═════ Data shown

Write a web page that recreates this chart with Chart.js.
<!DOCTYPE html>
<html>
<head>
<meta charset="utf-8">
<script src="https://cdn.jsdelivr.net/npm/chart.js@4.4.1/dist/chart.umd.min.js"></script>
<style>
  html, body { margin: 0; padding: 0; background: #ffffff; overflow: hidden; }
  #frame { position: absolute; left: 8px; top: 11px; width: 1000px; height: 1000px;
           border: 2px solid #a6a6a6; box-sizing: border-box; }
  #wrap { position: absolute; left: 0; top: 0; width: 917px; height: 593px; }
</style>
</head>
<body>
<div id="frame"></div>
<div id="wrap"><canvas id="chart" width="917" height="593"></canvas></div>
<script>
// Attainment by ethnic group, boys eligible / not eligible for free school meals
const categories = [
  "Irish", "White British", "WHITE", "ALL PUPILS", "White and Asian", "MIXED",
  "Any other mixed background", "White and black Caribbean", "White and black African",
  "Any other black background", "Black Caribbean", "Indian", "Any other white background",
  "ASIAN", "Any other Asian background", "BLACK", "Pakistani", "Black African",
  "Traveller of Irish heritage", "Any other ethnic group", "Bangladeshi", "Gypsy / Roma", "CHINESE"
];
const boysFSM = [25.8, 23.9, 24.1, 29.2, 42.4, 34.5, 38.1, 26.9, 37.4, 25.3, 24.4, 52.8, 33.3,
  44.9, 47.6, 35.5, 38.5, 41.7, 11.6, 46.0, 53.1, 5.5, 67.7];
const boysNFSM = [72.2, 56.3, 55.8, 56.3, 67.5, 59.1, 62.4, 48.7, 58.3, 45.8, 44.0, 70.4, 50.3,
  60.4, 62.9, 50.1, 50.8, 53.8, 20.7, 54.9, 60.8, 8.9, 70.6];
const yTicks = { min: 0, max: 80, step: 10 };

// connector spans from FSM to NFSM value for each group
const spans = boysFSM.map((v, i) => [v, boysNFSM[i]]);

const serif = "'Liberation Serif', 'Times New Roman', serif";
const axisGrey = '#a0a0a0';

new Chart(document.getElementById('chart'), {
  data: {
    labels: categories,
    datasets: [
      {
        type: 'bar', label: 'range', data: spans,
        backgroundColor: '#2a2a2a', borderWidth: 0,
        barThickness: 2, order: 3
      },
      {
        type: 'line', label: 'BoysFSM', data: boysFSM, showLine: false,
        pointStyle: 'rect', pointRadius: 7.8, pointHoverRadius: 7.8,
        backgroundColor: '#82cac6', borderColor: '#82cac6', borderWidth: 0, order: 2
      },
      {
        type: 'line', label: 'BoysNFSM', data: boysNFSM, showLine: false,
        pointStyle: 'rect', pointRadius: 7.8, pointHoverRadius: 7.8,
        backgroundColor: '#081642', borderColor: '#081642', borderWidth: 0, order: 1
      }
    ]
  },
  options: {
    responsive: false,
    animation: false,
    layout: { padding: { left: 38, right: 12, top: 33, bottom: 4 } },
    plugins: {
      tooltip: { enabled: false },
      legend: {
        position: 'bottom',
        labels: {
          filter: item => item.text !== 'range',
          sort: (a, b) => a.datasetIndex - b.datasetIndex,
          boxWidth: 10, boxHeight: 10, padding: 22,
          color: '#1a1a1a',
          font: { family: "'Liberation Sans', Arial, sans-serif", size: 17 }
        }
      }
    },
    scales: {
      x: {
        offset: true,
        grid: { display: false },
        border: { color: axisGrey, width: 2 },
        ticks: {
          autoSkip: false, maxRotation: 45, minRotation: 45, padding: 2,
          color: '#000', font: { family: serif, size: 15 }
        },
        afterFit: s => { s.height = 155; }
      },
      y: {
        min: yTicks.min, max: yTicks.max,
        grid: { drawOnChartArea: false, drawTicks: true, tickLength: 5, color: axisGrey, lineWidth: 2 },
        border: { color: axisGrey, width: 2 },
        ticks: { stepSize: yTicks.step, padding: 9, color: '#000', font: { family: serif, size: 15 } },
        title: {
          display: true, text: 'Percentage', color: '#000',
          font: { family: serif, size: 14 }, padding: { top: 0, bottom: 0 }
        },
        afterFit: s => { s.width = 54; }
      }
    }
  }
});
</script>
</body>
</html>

══════════

Your goal: Quote only the stretch of lines that starts the data above and ends with the line containing "const axisGrey = '#a0a0a0';", both included.

Answer to the exercise:
Write a web page that recreates this chart with Chart.js.
<!DOCTYPE html>
<html>
<head>
<meta charset="utf-8">
<script src="https://cdn.jsdelivr.net/npm/chart.js@4.4.1/dist/chart.umd.min.js"></script>
<style>
  html, body { margin: 0; padding: 0; background: #ffffff; overflow: hidden; }
  #frame { position: absolute; left: 8px; top: 11px; width: 1000px; height: 1000px;
           border: 2px solid #a6a6a6; box-sizing: border-box; }
  #wrap { position: absolute; left: 0; top: 0; width: 917px; height: 593px; }
</style>
</head>
<body>
<div id="frame"></div>
<div id="wrap"><canvas id="chart" width="917" height="593"></canvas></div>
<script>
// Attainment by ethnic group, boys eligible / not eligible for free school meals
const categories = [
  "Irish", "White British", "WHITE", "ALL PUPILS", "White and Asian", "MIXED",
  "Any other mixed background", "White and black Caribbean", "White and black African",
  "Any other black background", "Black Caribbean", "Indian", "Any other white background",
  "ASIAN", "Any other Asian background", "BLACK", "Pakistani", "Black African",
  "Traveller of Irish heritage", "Any other ethnic group", "Bangladeshi", "Gypsy / Roma", "CHINESE"
];
const boysFSM = [25.8, 23.9, 24.1, 29.2, 42.4, 34.5, 38.1, 26.9, 37.4, 25.3, 24.4, 52.8, 33.3,
  44.9, 47.6, 35.5, 38.5, 41.7, 11.6, 46.0, 53.1, 5.5, 67.7];
const boysNFSM = [72.2, 56.3, 55.8, 56.3, 67.5, 59.1, 62.4, 48.7, 58.3, 45.8, 44.0, 70.4, 50.3,
  60.4, 62.9, 50.1, 50.8, 53.8, 20.7, 54.9, 60.8, 8.9, 70.6];
const yTicks = { min: 0, max: 80, step: 10 };

// connector spans from FSM to NFSM value for each group
const spans = boysFSM.map((v, i) => [v, boysNFSM[i]]);

const serif = "'Liberation Serif', 'Times New Roman', serif";
const axisGrey = '#a0a0a0';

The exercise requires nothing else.